Pour la grande Justine, 16 ans, l'atelier sert avant tout de distraction. Elle est en thérapie depuis cinq semaines. «Le séjour est très difficile, surtout la prise de poids. Je ne sais pas si j'ai fait des progrès depuis mon arrivée, dit-elle, un peu découragée. L'atelier m'aide à me changer les idées après le repas du lundi, le plus consistant de la semaine. Je ne suis pas souvent fière de mes textes, je suis sévère.» «Grâce à l'atelier, les patientes peuvent oublier, l'espace d'un instant, leur maladie, indique le Dr Wilkins. Elles sont traitées comme des ados, non pas comme des malades. On fait appel à leur intelligence, à leurs connaissances, à leur vivacité. C'est intéressant de les maintenir allumées. C'est pour elles un défi et un partage. Parce que ça ne fait pas partie intégrante de la thérapie, elles peuvent y prendre plaisir sans penser à être performantes à tout prix.» «Cet atelier, d'abord une distraction, les amène assurément plus loin», ajoute Marie-Claude Fortin.

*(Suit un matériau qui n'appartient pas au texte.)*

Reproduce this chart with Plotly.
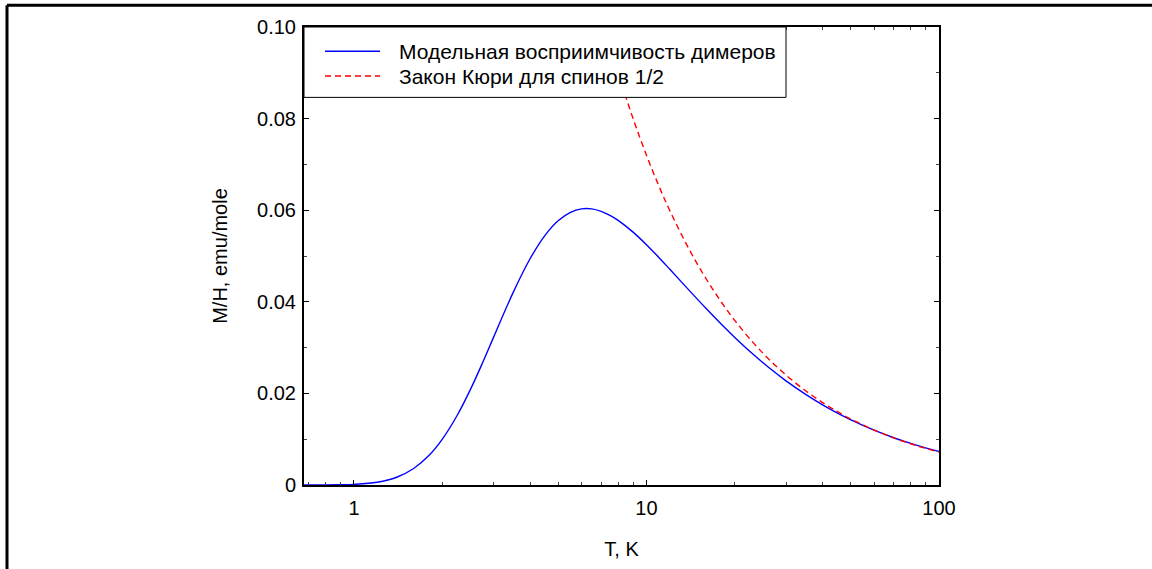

Selon Pierrette Comtois Lauzière, «la majorité des créations surgissent comme de vraies perles». Si bien que les plus beaux écrits des participantes, au fil des ans, ont été rassemblés dans le recueil Poèmes du lundi - Des jeunes anorexiques en chemin de vivre (Éditions CHU Sainte-Justine), publié en 2008. «Chaque semaine, la magie des mots opère et on assiste à des moments de grâce.»